Several neurosurgical procedures have been employed to reduce or eliminate seizures and have been adopted in some patients with refractory and super-refractory status epilepticus. In patients with focal or partial epilepsy in whom an identifiable lesion is present and is confirmed to be the seizure focus, lesionectomy may be performed. In the absence of a clear abnormality on neuroimaging, surgery may be guided by findings on scalp or intracranial electroencephalography (EEG) or both. Neurosurgical procedures (excluding implantation of stimulation devices, which have been discussed in the previous section) that have been described to treat status epilepticus include lesionectomies, focal resection involving an ictal onset zone, multiple subpial transection (MST: a series of parallel transections in the cortical gray matter identified by EEG as the ictal onset zone), corpus callosotomy (transection of a portion of the corpus callosum connecting the two hemispheres), and anatomical or functional hemispherectomy [63]. Anatomical hemispherectomy consists of removal of cortical and subcortical tissue in an entire hemisphere, sparing brainstem structures. Functional hemispherectomies have largely replaced anatomical hemispherectomies due to decreased risk of hemorrhage and hydrocephalus. A functional hemispherectomy consists of removal of the temporal lobe, corpus callosotomy, and disconnection of the frontal and occipital lobes. In many cases, two or more procedures are combined, e.g., focal resection with corpus callosotomy or MST.

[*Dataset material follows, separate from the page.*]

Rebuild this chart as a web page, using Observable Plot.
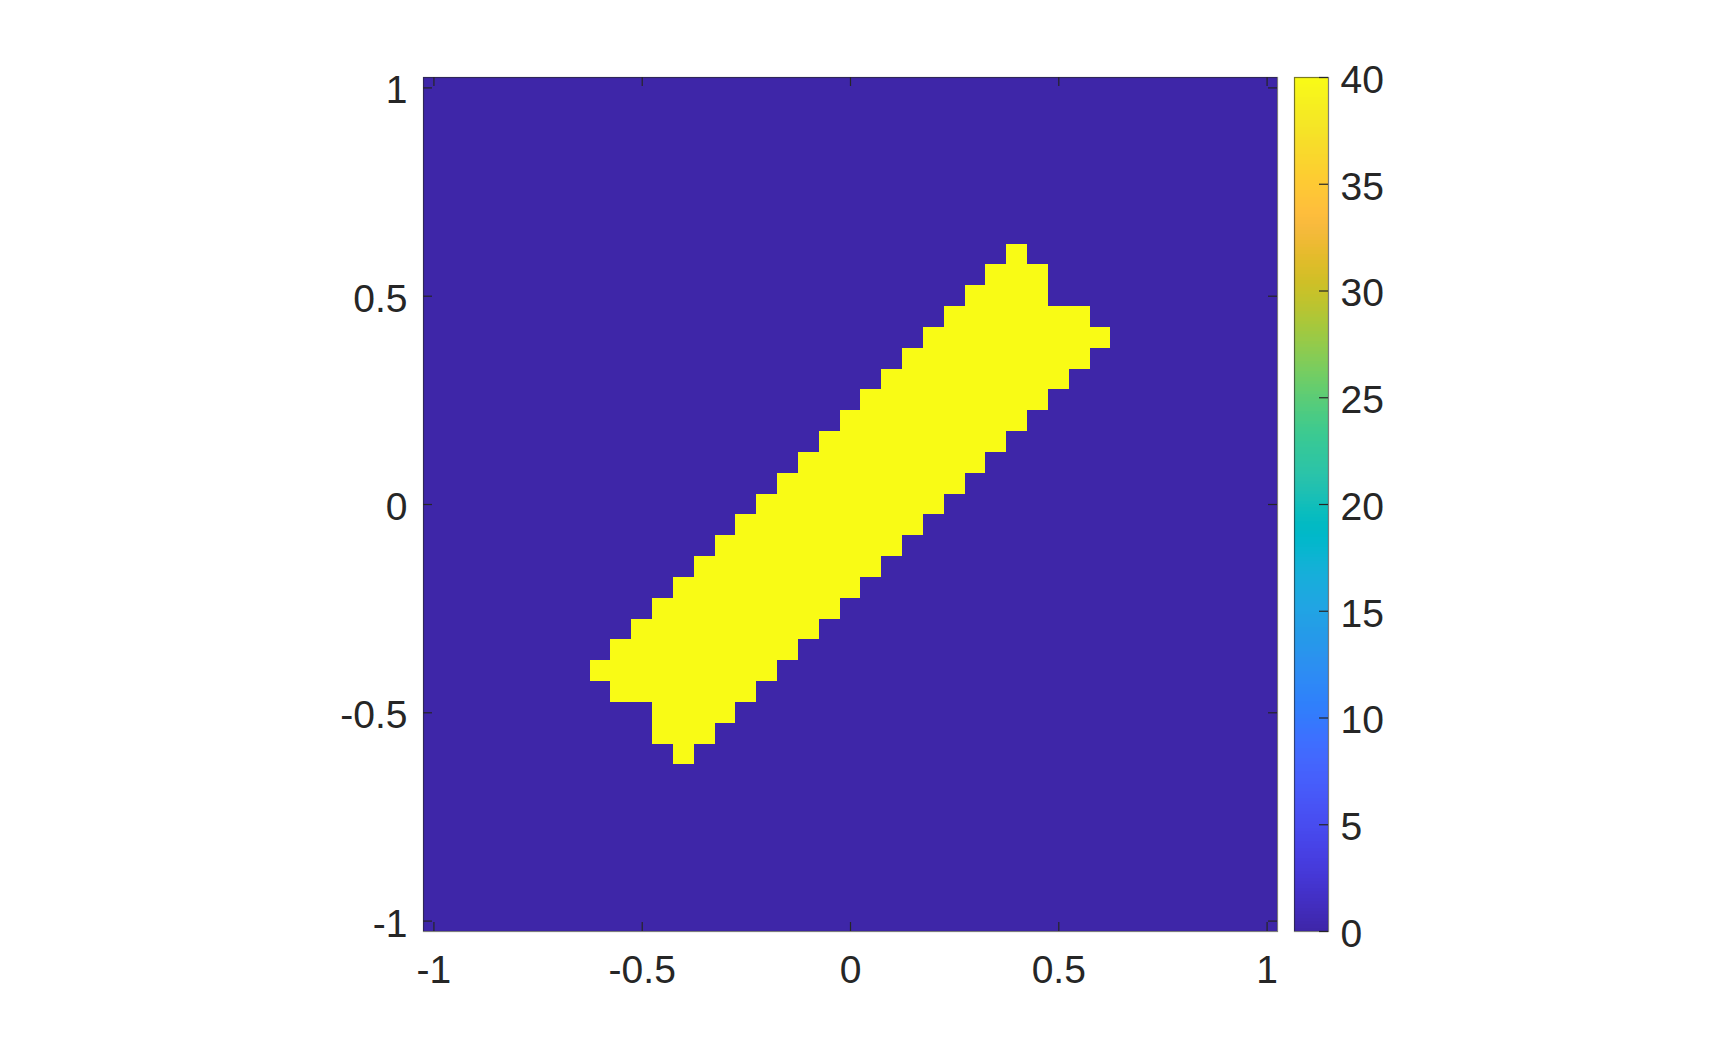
<!DOCTYPE html>
<html>
<head>
<meta charset="utf-8">
<script src="https://cdn.jsdelivr.net/npm/d3@7"></script>
<script src="https://cdn.jsdelivr.net/npm/@observablehq/plot@0.6"></script>
<style>
  html, body { margin: 0; padding: 0; background: #ffffff; }
  #chart { position: relative; width: 1736px; height: 1046px; overflow: hidden; background: #ffffff; }
  #chart svg { position: absolute; left: 0; top: 0; max-width: none !important; }
</style>
</head>
<body>
<div id="chart"></div>
<script>
// ---------------- DATA ----------------
// Grid: 41 x 41 cells, centres at k * 0.05 for k = -20..20 (imagesc over [-1, 1])
const gridIndex = d3.range(-20, 21);
const gridStep = 0.05;

// Yellow cells: for each row (y centre) the first and last x centre that is "on"
const rowY  = [0.6, 0.55, 0.5, 0.45, 0.4, 0.35, 0.3, 0.25, 0.2, 0.15, 0.1, 0.05, 0,
               -0.05, -0.1, -0.15, -0.2, -0.25, -0.3, -0.35, -0.4, -0.45, -0.5, -0.55, -0.6];
const xFrom = [0.4, 0.35, 0.3, 0.25, 0.2, 0.15, 0.1, 0.05, 0, -0.05, -0.1, -0.15, -0.2,
               -0.25, -0.3, -0.35, -0.4, -0.45, -0.5, -0.55, -0.6, -0.55, -0.45, -0.45, -0.4];
const xTo   = [0.4, 0.45, 0.45, 0.55, 0.6, 0.55, 0.5, 0.45, 0.4, 0.35, 0.3, 0.25, 0.2,
               0.15, 0.1, 0.05, 0, -0.05, -0.1, -0.15, -0.2, -0.25, -0.3, -0.35, -0.4];
const valueOn = 40;
const valueOff = 0;

const xTicks = [-1, -0.5, 0, 0.5, 1];
const yTicks = [-1, -0.5, 0, 0.5, 1];
const cbTicks = [0, 5, 10, 15, 20, 25, 30, 35, 40];
const cbDomain = [0, 40];

// MATLAB parula(64)
const parula64 = [
[0.2422,0.1504,0.6603],[0.2504,0.1650,0.7076],[0.2578,0.1818,0.7511],[0.2647,0.1978,0.7952],
[0.2706,0.2147,0.8364],[0.2751,0.2342,0.8710],[0.2783,0.2559,0.8991],[0.2803,0.2782,0.9221],
[0.2813,0.3006,0.9414],[0.2810,0.3228,0.9579],[0.2795,0.3447,0.9717],[0.2760,0.3667,0.9829],
[0.2699,0.3892,0.9906],[0.2602,0.4123,0.9952],[0.2440,0.4358,0.9988],[0.2206,0.4603,0.9973],
[0.1963,0.4847,0.9892],[0.1834,0.5074,0.9798],[0.1786,0.5289,0.9682],[0.1764,0.5499,0.9520],
[0.1687,0.5703,0.9359],[0.1540,0.5902,0.9218],[0.1460,0.6091,0.9079],[0.1380,0.6276,0.8973],
[0.1248,0.6459,0.8883],[0.1113,0.6635,0.8763],[0.0952,0.6798,0.8598],[0.0689,0.6948,0.8394],
[0.0297,0.7082,0.8163],[0.0036,0.7203,0.7917],[0.0067,0.7312,0.7660],[0.0433,0.7411,0.7394],
[0.0964,0.7500,0.7120],[0.1408,0.7584,0.6842],[0.1717,0.7670,0.6554],[0.1938,0.7758,0.6251],
[0.2161,0.7843,0.5923],[0.2470,0.7918,0.5567],[0.2906,0.7973,0.5188],[0.3406,0.8008,0.4789],
[0.3909,0.8029,0.4354],[0.4456,0.8024,0.3909],[0.5044,0.7993,0.3480],[0.5616,0.7942,0.3045],
[0.6174,0.7876,0.2612],[0.6720,0.7793,0.2227],[0.7242,0.7698,0.1910],[0.7738,0.7598,0.1646],
[0.8203,0.7498,0.1535],[0.8634,0.7406,0.1596],[0.9035,0.7330,0.1774],[0.9393,0.7288,0.2100],
[0.9728,0.7298,0.2394],[0.9956,0.7434,0.2371],[0.9970,0.7659,0.2199],[0.9952,0.7893,0.2028],
[0.9892,0.8136,0.1885],[0.9786,0.8386,0.1766],[0.9676,0.8639,0.1643],[0.9610,0.8890,0.1537],
[0.9597,0.9135,0.1423],[0.9628,0.9373,0.1265],[0.9691,0.9606,0.1064],[0.9769,0.9839,0.0805]
];

// ---------------- BUILD ----------------
const parula = d3.piecewise(d3.interpolateRgb,
  parula64.map(c => d3.rgb(c[0] * 255, c[1] * 255, c[2] * 255).formatHex()));

const rowMap = new Map(rowY.map((y, k) => [Math.round(y / gridStep),
  [Math.round(xFrom[k] / gridStep), Math.round(xTo[k] / gridStep)]]));
const cells = [];
for (const j of gridIndex) {
  for (const i of gridIndex) {
    const r = rowMap.get(j);
    const v = (r && i >= r[0] && i <= r[1]) ? valueOn : valueOff;
    cells.push({x: i * gridStep, y: j * gridStep, v});
  }
}
const half = gridStep / 2;
const lim = 1 + half;

const W = 1736, H = 1046;
const frameL = 423, frameR = 1277, frameT = 77, frameB = 931;
const tickLen = 9;
const ink = "#262626";
const font = '"Liberation Sans", Arial, Helvetica, sans-serif';
const fmt = d => String(d);

const main = Plot.plot({
  width: W, height: H,
  marginLeft: frameL, marginRight: W - frameR, marginTop: frameT, marginBottom: H - frameB,
  style: {fontFamily: font, fontSize: "39px", color: ink, background: "transparent", overflow: "visible"},
  x: {domain: [-lim, lim], label: null},
  y: {domain: [-lim, lim], label: null},
  color: {type: "linear", domain: cbDomain, interpolate: parula},
  marks: [
    Plot.rect(cells, {x1: d => d.x - half, x2: d => d.x + half, y1: d => d.y - half, y2: d => d.y + half,
      fill: "v", shapeRendering: "crispEdges"}),
    Plot.ruleX(xTicks, {x: d => d, insetTop: (frameB - frameT) - tickLen, stroke: ink, strokeWidth: 1.2}),
    Plot.ruleX(xTicks, {x: d => d, insetBottom: (frameB - frameT) - tickLen, stroke: ink, strokeWidth: 1.2}),
    Plot.ruleY(yTicks, {y: d => d, insetRight: (frameR - frameL) - tickLen, stroke: ink, strokeWidth: 1.2}),
    Plot.ruleY(yTicks, {y: d => d, insetLeft: (frameR - frameL) - tickLen, stroke: ink, strokeWidth: 1.2}),
    Plot.frame({stroke: ink, strokeOpacity: 0.6, strokeWidth: 1.2}),
    Plot.axisX(xTicks, {tickSize: 0, tickPadding: 24, tickFormat: fmt, label: null, fill: ink, fontSize: 39}),
    Plot.axisY(yTicks, {tickSize: 0, tickPadding: 16, tickFormat: fmt, label: null, fill: ink, fontSize: 39, dy: 3})
  ]
});

const cbL = 1294, cbR = 1328;
const cbN = 256;
const cbStep = (cbDomain[1] - cbDomain[0]) / cbN;
const cbData = d3.range(cbN).map(k => cbDomain[0] + k * cbStep);

const cbar = Plot.plot({
  width: W, height: H,
  marginLeft: cbL, marginRight: W - cbR, marginTop: frameT, marginBottom: H - frameB,
  style: {fontFamily: font, fontSize: "39px", color: ink, background: "transparent", overflow: "visible"},
  x: {domain: [0, 1], axis: null},
  y: {domain: cbDomain, label: null},
  color: {type: "linear", domain: cbDomain, interpolate: parula},
  marks: [
    Plot.rect(cbData, {x1: () => 0, x2: () => 1, y1: d => d, y2: d => d + cbStep,
      fill: d => d + cbStep / 2, shapeRendering: "crispEdges"}),
    Plot.ruleY(cbTicks, {y: d => d, insetLeft: (cbR - cbL) - tickLen, stroke: ink, strokeWidth: 1.2}),
    Plot.frame({stroke: ink, strokeOpacity: 0.6, strokeWidth: 1.2}),
    Plot.axisY(cbTicks, {anchor: "right", tickSize: 0, tickPadding: 12, tickFormat: fmt, label: null,
      fill: ink, fontSize: 39, dy: 3})
  ]
});

const chart = document.getElementById("chart");
chart.appendChild(main);
chart.appendChild(cbar);
</script>
</body>
</html>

The mechanisms of action of neurosurgical interventions in controlling status epilepticus include disruption of the epileptogenic network(s) through either resection of the epileptic focus with lesionectomies, hemispherectomies, and other focal resections; disruption of contralateral spread of seizure activity with corpus callosotomy; or disruption of focal spread of seizure activity in the case of multiple subpial transection (see Table 18.1).

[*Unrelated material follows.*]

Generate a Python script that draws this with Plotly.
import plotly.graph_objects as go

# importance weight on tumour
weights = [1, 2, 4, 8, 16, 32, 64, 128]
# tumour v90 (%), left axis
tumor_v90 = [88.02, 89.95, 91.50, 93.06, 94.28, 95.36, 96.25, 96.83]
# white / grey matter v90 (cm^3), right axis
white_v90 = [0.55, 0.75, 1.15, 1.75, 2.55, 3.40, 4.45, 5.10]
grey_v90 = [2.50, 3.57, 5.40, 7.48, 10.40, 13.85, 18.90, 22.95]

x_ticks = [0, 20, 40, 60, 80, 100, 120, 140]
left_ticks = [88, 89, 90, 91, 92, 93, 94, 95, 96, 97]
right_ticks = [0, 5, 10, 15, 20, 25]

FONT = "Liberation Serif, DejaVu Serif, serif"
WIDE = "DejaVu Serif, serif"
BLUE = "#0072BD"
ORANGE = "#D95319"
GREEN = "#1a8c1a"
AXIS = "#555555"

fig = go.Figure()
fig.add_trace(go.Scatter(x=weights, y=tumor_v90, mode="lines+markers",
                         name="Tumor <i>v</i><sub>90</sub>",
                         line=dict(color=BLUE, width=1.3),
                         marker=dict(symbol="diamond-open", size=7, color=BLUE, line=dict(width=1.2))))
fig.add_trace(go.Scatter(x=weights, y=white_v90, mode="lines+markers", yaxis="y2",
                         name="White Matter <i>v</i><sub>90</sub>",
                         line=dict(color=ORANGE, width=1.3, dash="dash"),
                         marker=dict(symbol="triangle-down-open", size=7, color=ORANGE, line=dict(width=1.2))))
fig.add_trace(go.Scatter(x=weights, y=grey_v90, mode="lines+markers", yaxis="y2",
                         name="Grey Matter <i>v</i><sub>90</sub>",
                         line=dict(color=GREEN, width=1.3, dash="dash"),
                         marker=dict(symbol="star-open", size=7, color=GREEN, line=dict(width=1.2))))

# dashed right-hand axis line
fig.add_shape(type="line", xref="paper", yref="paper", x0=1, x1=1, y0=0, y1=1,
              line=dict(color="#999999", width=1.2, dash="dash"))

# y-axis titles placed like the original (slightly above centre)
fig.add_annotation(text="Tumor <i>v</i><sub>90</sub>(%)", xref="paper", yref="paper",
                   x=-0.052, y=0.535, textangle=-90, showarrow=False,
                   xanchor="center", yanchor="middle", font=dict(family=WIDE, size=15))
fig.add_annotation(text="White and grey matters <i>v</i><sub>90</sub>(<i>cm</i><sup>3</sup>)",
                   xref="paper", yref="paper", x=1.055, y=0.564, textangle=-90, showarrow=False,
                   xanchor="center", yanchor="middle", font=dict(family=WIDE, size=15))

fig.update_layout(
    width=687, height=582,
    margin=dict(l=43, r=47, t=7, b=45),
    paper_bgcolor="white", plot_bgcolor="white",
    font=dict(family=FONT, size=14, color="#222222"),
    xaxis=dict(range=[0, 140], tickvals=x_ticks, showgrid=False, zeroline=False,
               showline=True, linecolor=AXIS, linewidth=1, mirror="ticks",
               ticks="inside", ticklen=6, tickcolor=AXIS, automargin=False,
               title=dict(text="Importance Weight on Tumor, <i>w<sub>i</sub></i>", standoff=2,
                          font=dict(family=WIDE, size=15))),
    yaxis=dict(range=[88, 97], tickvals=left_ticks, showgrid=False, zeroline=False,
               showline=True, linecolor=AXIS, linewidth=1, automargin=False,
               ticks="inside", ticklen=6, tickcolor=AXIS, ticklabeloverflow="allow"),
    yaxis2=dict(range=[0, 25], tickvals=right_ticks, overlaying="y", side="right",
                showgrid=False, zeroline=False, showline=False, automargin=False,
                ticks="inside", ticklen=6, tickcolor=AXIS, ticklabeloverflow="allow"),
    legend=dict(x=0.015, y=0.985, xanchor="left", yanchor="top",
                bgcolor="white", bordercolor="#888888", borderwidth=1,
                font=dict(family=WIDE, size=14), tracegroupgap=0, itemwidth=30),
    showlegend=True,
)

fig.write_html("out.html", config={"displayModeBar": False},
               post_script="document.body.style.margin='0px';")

A variety of surgical techniques has been employed (see Table 18.2). The seizure focus can at times be identifiable based on structural findings on MRI or CT of the brain; scalp or intracranial electroencephalography (EEG) or both; interictal flurodeoxyglucose (FDG) positron emission tomography (PET); ictal single photon emission computed tomography (SPECT); or a combination of these tests. If a single focus is identified, focal resection is likely to yield the greatest probability of seizure control. If the seizure focus is located within eloquent cortex (areas critical for function such as Broca’s or Wernicke’s area or the primary motor cortex), multiple subpial transection may be less likely to cause a functional deficit, while still disrupting the epileptogenic network. Callosotomy is designed to disconnect the two hemispheres and prevent contralateral spread of seizure activity.